It was the beginning of the 1980’s when ATMs were in their infancy, brick-and-mortar banks were the standard, and being "online" would not become the beloved adjective it is now for 25 more years.
The hyper-evolution of technology, financial services, and data since the ‘80’s has been nothing short of fantastic – from the disruptive players like PayPal to the burgeoning field of electronic payments and mobile banking – think Apple Pay, Venmo, and Square.
So, if today’s customers no longer need to set foot in a physical location for transfers, deposits or balances, what will banking look like in another 25 years? There is no question that banking is close to completely digital now, and it will move even closer – meaning time is of the essence for all of us in bank marketing to envision the future of financial institutions, and how we’ll make the most of it.
More mobile apps and other convenient channels will be available for customers to engage with banks at any time; freed from the constraints of standard business hours. Comparison-shopping for a bank will never have been easier.

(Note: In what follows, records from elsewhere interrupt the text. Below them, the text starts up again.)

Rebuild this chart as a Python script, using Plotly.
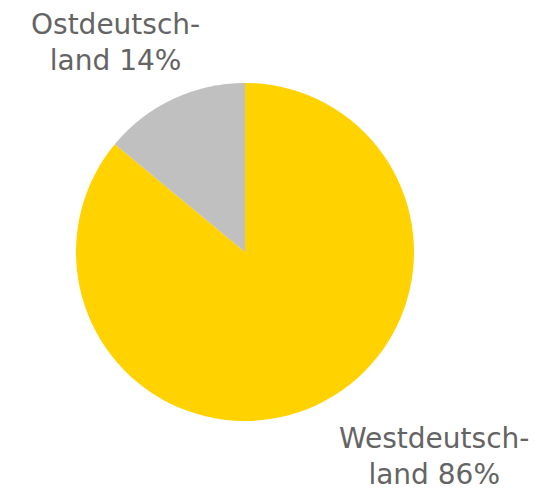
import plotly.graph_objects as go

categories = ["Westdeutsch-<br>land", "Ostdeutsch-<br>land"]
values = [86, 14]
colors = ["#FFD200", "#C0C0C0"]

W, H, OFF = 548, 482, 8  # page body adds an 8px margin

fig = go.Figure(go.Pie(
    labels=categories,
    values=values,
    sort=False,
    direction="clockwise",
    rotation=0,
    marker=dict(colors=colors, line=dict(width=0)),
    textinfo="none",
    hoverinfo="label+percent",
    domain=dict(x=[(76-OFF)/W, (414-OFF)/W], y=[1-(421-OFF)/H, 1-(83-OFF)/H]),
    showlegend=False,
))

label_pos = [(434, 456), (115, 43)]
for cat, val, (px, py) in zip(categories, values, label_pos):
    fig.add_annotation(
        x=(px-OFF)/W, y=1-(py-OFF)/H, xref="paper", yref="paper",
        text=f"{cat} {val}%", showarrow=False,
        font=dict(family="DejaVu Sans", size=28, color="#646464"),
        align="center", xanchor="center", yanchor="middle",
    )

fig.update_layout(
    width=W, height=H,
    margin=dict(l=0, r=0, t=0, b=0),
    paper_bgcolor="white", plot_bgcolor="white",
)
fig.write_html("out.html")
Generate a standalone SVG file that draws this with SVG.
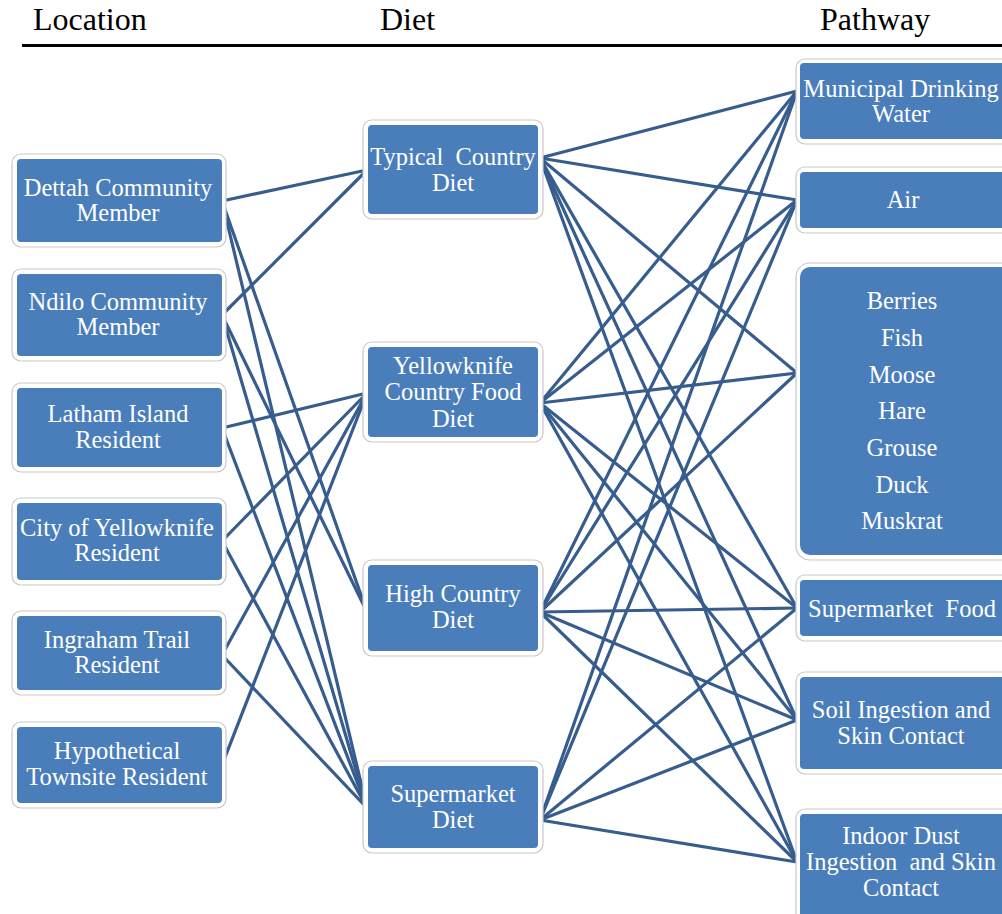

Will customers pick their banking relationships through crowdsourced applications? Will banking be turned into a game with a financial “Fitbit” type personal monitoring app wrapped around people’s wrists?
A bank’s offerings will still matter, but building strong customer engagement will be paramount. As a customer develops a genuine connection to the brand and benefits from personally relevant services, they will share their preferences, interests and attitudes that will help bank marketers continuously improve their products – if they are listening. Customers will want to be found based on their own highly personalized interests, shown how their banking relationship would be a strong personal asset and they will be willing to maintain a long-term relationship. However, it is important to remember that customers will be continuously expanding their expectations of relevant communications and services – so they may share their personal data only as long as they get valuable banking services in return.
Data analytics will be a mandatory part of bank marketing and sales initiatives, rather than the new business fad it is right now. Today’s struggles with the overwhelming abundance of customer information will have smoothed into highly-tuned business process. With this refinement will come better customer engagement, product delivery, and the excitement of improved line-of-sight to return on investment.
With the evolution to mobile, banks are being forced to examine their traditional service offerings and the definition of a “branch” – giving way to premium branches, self-serve kiosks, and mini-branches. According to Cap Gemini, branches today are 75% of a bank’s total retail distribution costs. When coupled with the fact (as reported by Jones Lang LaSalle) that up to 50% of branches in U.S. bank networks may be declared obsolete by 2020, those that remain are likely to be an investment in augmenting the customer experience with “the human touch” for complex services, rather than for the delivery of standard banking products.
Technology will be a centerpiece of banking. The use of interactive voice recognition, biometric security, talking to a teller from a cardless ATM, gamification of online banking and the like, will be seen as just part of the banking process. It is hard to imagine the disruptive banking technology of the future – but we can be sure it is coming at us quickly. The most adaptive financial organizations will be the winners and their customers the most engaged.